Parmi les livres que j’ai récemment reçus, se trouve la traduction en espagnol des fameuses Mémoires sur les coutumes du Cambodge du chinois Zhou Daguan (voir ici le billet que j’avais consacré à la traduction française, réalisée par Paul Pelliot, de cet ouvrage).
La version espagnole, due à Astrid Haardt, est intitulée Vida y costumbres de Camboya (Vie et coutumes du Cambodge), sous-titrée « Relato del viaje de Zhou Daguan a Angkor » : récit du voyage de Zhou Daguan à Angkor). L’effort est louable, car il permet aux hispanophones d’avoir accès à ce livre, essentiel pour l’étude du Cambodge de la fin du XIIIe siècle. C’est à peu près le seul compliment que j’ai à faire de cette traduction.
La Chilienne Astrid Haardt se présente comme une passionnée d’histoire. Elle « a consacré une grande partie de sa vie professionnelle à l’étude de l’histoire de différentes cultures dans le monde », explique la quatrième de couverture. Je n’en sais pas plus, mais son introduction du texte espagnol de Zhou Daguan me laisse douter de sa qualité d’historienne.
Le premier souci de cette traduction, est qu’elle s’appuie non pas sur le texte chinois, mais sur la traduction anglaise qu’en a proposée Peter Harris sous le titre de A Record of Cambodia – The Land and its People, publiée en 2007 (j’en avais parlé ici). « Traduttore, traditore », disent les Italiens : une traduction est toujours, plus ou moins, une trahison. Alors que dire de la traduction d’une traduction…
Le deuxième souci est que la traduction de Peter Harris a été réalisée pour le grand public, et n’est en rien le fruit d’un long et patient travail de recherche scientifique. Cette version de Harris est certes agréable à lire, mais elle est très, très loin, d’être exempte de reproches. Or, Astrid Haardt prend pour argent comptant à la fois le texte anglais de Peter Harris, qu’elle a traduit intégralement, et ses notes, qui sont aussi traduites pour la plupart, sans jamais exercer le moindre regard critique.

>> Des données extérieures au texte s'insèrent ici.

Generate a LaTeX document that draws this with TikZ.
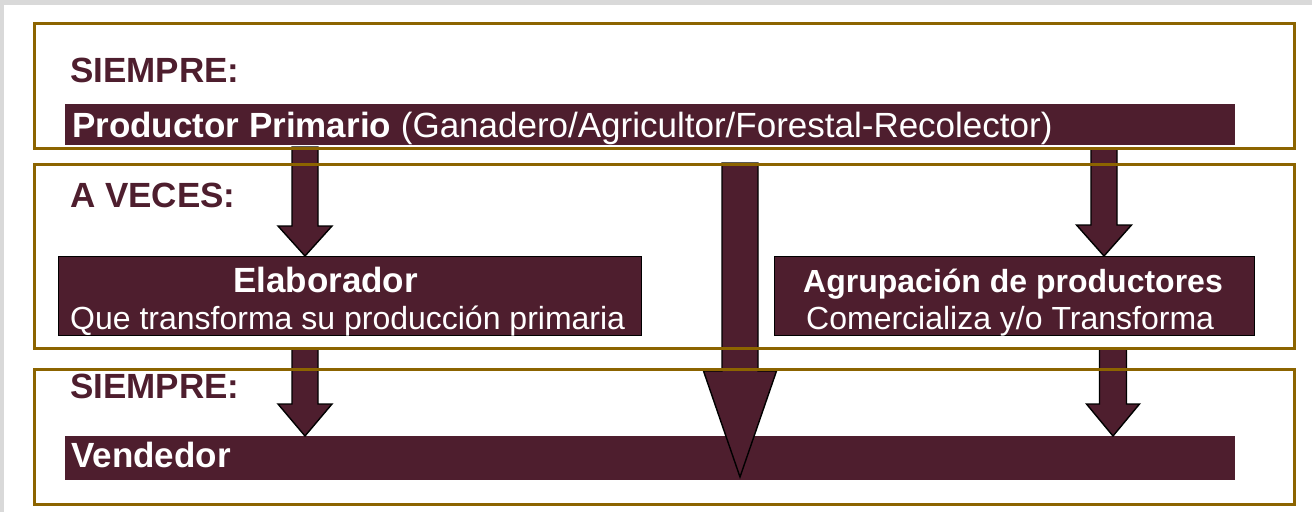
\documentclass[tikz,border=0pt]{standalone}
\usepackage{fontspec}
\setmainfont{Liberation Sans}
\usetikzlibrary{calc}
\definecolor{granate}{RGB}{78,30,46}
\definecolor{oro}{RGB}{140,100,0}
\definecolor{gris}{RGB}{217,217,217}
% flecha gruesa: inicio, punta, medio cuerpo, media cabeza, largo cabeza
\newcommand{\flecha}[5]{%
  \filldraw[flecha] ($(#1)+(-#3,0)$) -- ($(#2)+(-#3,-#5)$) -- ($(#2)+(-#4,-#5)$)
    -- (#2) -- ($(#2)+(#4,-#5)$) -- ($(#2)+(#3,-#5)$) -- ($(#1)+(#3,0)$) -- cycle;}

\begin{document}
\begin{tikzpicture}[x=1pt,y=-1pt]
    \tikzstyle{marco}=[draw=oro,line width=3pt,inner sep=0pt,anchor=north west,minimum width=1260pt]
    \tikzstyle{barra}=[fill=granate,inner sep=0pt,anchor=north west]
    \tikzstyle{caja}=[barra,draw=black,line width=1.2pt]
    \tikzstyle{flecha}=[fill=granate,draw=black,line width=1.4pt,line join=miter]
    \tikzstyle{titulo}=[text=granate,font=\bfseries\fontsize{35}{40}\selectfont,anchor=base west,inner sep=0pt]
    \tikzstyle{grande}=[text=white,font=\fontsize{35}{40}\selectfont,anchor=base west,inner sep=0pt]
    \tikzstyle{chico}=[text=white,font=\fontsize{32}{36}\selectfont,anchor=base west,inner sep=0pt]
    \useasboundingbox (0,0) rectangle (1312,512);
    \fill[gris] (0,0) rectangle (1312,5);
    \fill[gris] (0,0) rectangle (4,512);
    % barras y cajas
    \node[barra,minimum width=1170pt,minimum height=41pt] (prod) at (65,104) {};
    \node[caja,minimum width=583pt,minimum height=79pt] (elab) at (58,256) {};
    \node[caja,minimum width=480pt,minimum height=79pt] (agru) at (774,256) {};
    \node[barra,minimum width=1170pt,minimum height=44pt] (vend) at (65,436) {};
    % textos
    \node[titulo] (siempre1) at (70,82) {SIEMPRE:};
    \node[grande] (tprod) at (72,137) {\textbf{Productor Primario} (Ganadero/Agricultor/Forestal-Recolector)};
    \node[titulo] (aveces) at (70,207) {A VECES:};
    \node[grande] (telab) at (233,292) {\textbf{Elaborador}};
    \node[chico] (selab) at (70,329) {Que transforma su producción primaria};
    \node[chico] (tagru) at (803,292) {\textbf{Agrupación de productores}};
    \node[chico] (sagru) at (806,329) {Comercializa y/o Transforma};
    \node[titulo] (siempre2) at (70,398) {SIEMPRE:};
    \node[grande] (tvend) at (71,467) {\textbf{Vendedor}};
    % flechas
    \coordinate (s1) at (305,147);
    \coordinate (p1) at (305,0 |- elab.north);
    \coordinate (s2) at (740,163);
    \coordinate (p2) at (740,477);
    \coordinate (s3) at (1104,149);
    \coordinate (p3) at (1104,0 |- agru.north);
    \coordinate (s4) at (305,348);
    \coordinate (p4) at (305,0 |- vend.north);
    \coordinate (s5) at (1113,348);
    \coordinate (p5) at (1113,0 |- vend.north);
    \flecha{s1}{p1}{13}{27}{30}
    \flecha{s2}{p2}{18}{36.5}{106}
    \flecha{s3}{p3}{13}{27.5}{31}
    \flecha{s4}{p4}{13}{27}{32}
    \flecha{s5}{p5}{13.5}{26.5}{32}
    % marcos
    \node[marco,minimum height=125pt] (m1) at (33,22) {};
    \node[marco,minimum height=184pt] (m2) at (33,163) {};
    \node[marco,minimum height=135pt] (m3) at (33,368) {};
\end{tikzpicture}
\end{document}
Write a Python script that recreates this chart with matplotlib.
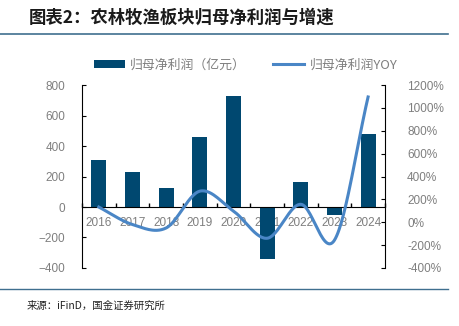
import numpy as np
import matplotlib.pyplot as plt
from matplotlib.ticker import FuncFormatter, MultipleLocator

plt.rcParams['font.family'] = ['Liberation Sans', 'Noto Sans CJK SC', 'DejaVu Sans']

years = ['2016', '2017', '2018', '2019', '2020', '2021', '2022', '2023', '2024']
profit = [308, 230, 126, 460, 730, -340, 165, -52, 480]
yoy = [133, -20, -50, 272, 98, -140, 157, -157, 1096]

bar_color = '#004870'
line_color = '#4A86C6'
grey = '#7F7F7F'
cjk = ['Noto Sans CJK SC', 'DejaVu Sans']


def catmull_rom(x, y, n=30):
    # smooth line through every point, like the spreadsheet "smoothed line"
    x = np.asarray(x, float)
    y = np.asarray(y, float)
    px = np.concatenate([[2 * x[0] - x[1]], x, [2 * x[-1] - x[-2]]])
    py = np.concatenate([[2 * y[0] - y[1]], y, [2 * y[-1] - y[-2]]])
    xs, ys = [], []
    t = np.linspace(0, 1, n)
    for i in range(1, len(px) - 2):
        for p, out in ((px, xs), (py, ys)):
            p0, p1, p2, p3 = p[i - 1], p[i], p[i + 1], p[i + 2]
            out.extend(0.5 * (2 * p1 + (-p0 + p2) * t
                              + (2 * p0 - 5 * p1 + 4 * p2 - p3) * t ** 2
                              + (-p0 + 3 * p1 - 3 * p2 + p3) * t ** 3))
    return np.array(xs), np.array(ys)


fig = plt.figure(figsize=(4.59, 3.26), dpi=100)

# header / footer
fig.text(0.062, 0.945, '图表2：农林牧渔板块归母净利润与增速', fontsize=12.5, fontweight='bold',
         color='#1A1A1A', family=cjk, va='center')
fig.add_artist(plt.Line2D([0, 0.975], [0.896, 0.896], color='#3F6F8F', lw=1.2))
fig.add_artist(plt.Line2D([0, 0.975], [0.112, 0.112], color='#3F6F8F', lw=1.0))
fig.text(0.058, 0.063, '来源：iFinD，国金证券研究所', fontsize=7.5, color='#222222',
         family=cjk, va='center')

ax = fig.add_axes([0.1786, 0.178, 0.66, 0.561])
x = np.arange(len(years))
ax.bar(x, profit, width=0.45, color=bar_color, label='归母净利润（亿元）', zorder=2)
ax.set_xlim(-0.5, len(years) - 0.5)
ax.set_ylim(-400, 800)
ax.yaxis.set_major_locator(MultipleLocator(200))

ax.spines['top'].set_visible(False)
ax.spines['right'].set_visible(False)
ax.spines['bottom'].set_position(('data', 0))
ax.set_xticks(x)
ax.set_xticklabels(years)
ax.set_xticks(np.arange(-0.5, len(years), 1), minor=True)
ax.tick_params(axis='x', which='major', length=0, labelsize=8.5, labelcolor=grey, pad=7)
ax.tick_params(axis='x', which='minor', length=3, direction='in', width=1)
ax.tick_params(axis='y', direction='in', length=3, labelsize=8.5, labelcolor=grey, pad=12)

ax2 = ax.twinx()
sx, sy = catmull_rom(x, yoy)
ax2.plot(sx, sy, color=line_color, lw=2.2, label='归母净利润YOY', zorder=3)
ax2.set_ylim(-400, 1200)
ax2.yaxis.set_major_locator(MultipleLocator(200))
ax2.yaxis.set_major_formatter(FuncFormatter(lambda v, p: f'{v:.0f}%'))
ax2.tick_params(axis='y', direction='in', length=3, labelsize=8.5, labelcolor=grey, pad=16)
ax2.spines['top'].set_visible(False)
ax2.spines['left'].set_visible(False)
ax2.spines['bottom'].set_visible(False)

h1, l1 = ax.get_legend_handles_labels()
h2, l2 = ax2.get_legend_handles_labels()
fig.legend(h1 + h2, l1 + l2, loc='center', bbox_to_anchor=(0.535, 0.800), ncol=2,
           frameon=False, labelcolor=grey, handlelength=2.4, handletextpad=0.4,
           handleheight=0.6, columnspacing=2.1, prop={'family': cjk, 'size': 9.3})

fig.savefig('out.png', dpi=100)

Enfin, Astrid Haardt est douée d’une imagination débordante, et d’une naïveté désarmante. Elle n’hésite par exemple pas à affirmer (page 17 de sa présentation du texte, dans la partie « Les sources »), que le texte de Zhou Daguan est écrit « au présent » (je suis heureux de découvrir après plus de 30 ans d’étude de la langue de Confucius que les verbes chinois se conjuguent), et que le style de l’auteur des Mémoires est agréable (« ameno ») et que le texte est en chinois parlé (« muy coloquial »), ce qui en rend la lecture agréable, et qui permet à l’ouvrage de captiver l’auteur par la simplicité du texte… Bigre ! Je me demande bien pourquoi quelqu’un comme Xia Nai, auteur d’une édition en chinois commentée, qui fait autorité, publiée en 2000, a cru bon de consacrer plus de 300 pages de notes à un ouvrage dont le texte tient en vingt pages…
Précisons que le texte de Zhou Daguan est, comme tous les textes du genre de l’époque des Yuan, rédigé en chinois classique, qu’il n’est jamais limpide, et qu’en outre tous les commentateurs sérieux s’accordent pour dire qu’il est assez bancal.
Pour ne pas terminer ce billet sur une note négative, j’admets tout de même que la bibliographie donnée par la traductrice contient quelques titres intéressants.
Vida y Costumbres de Camboya a été publié par la traductrice elle-même (ISBN : 9781478384496).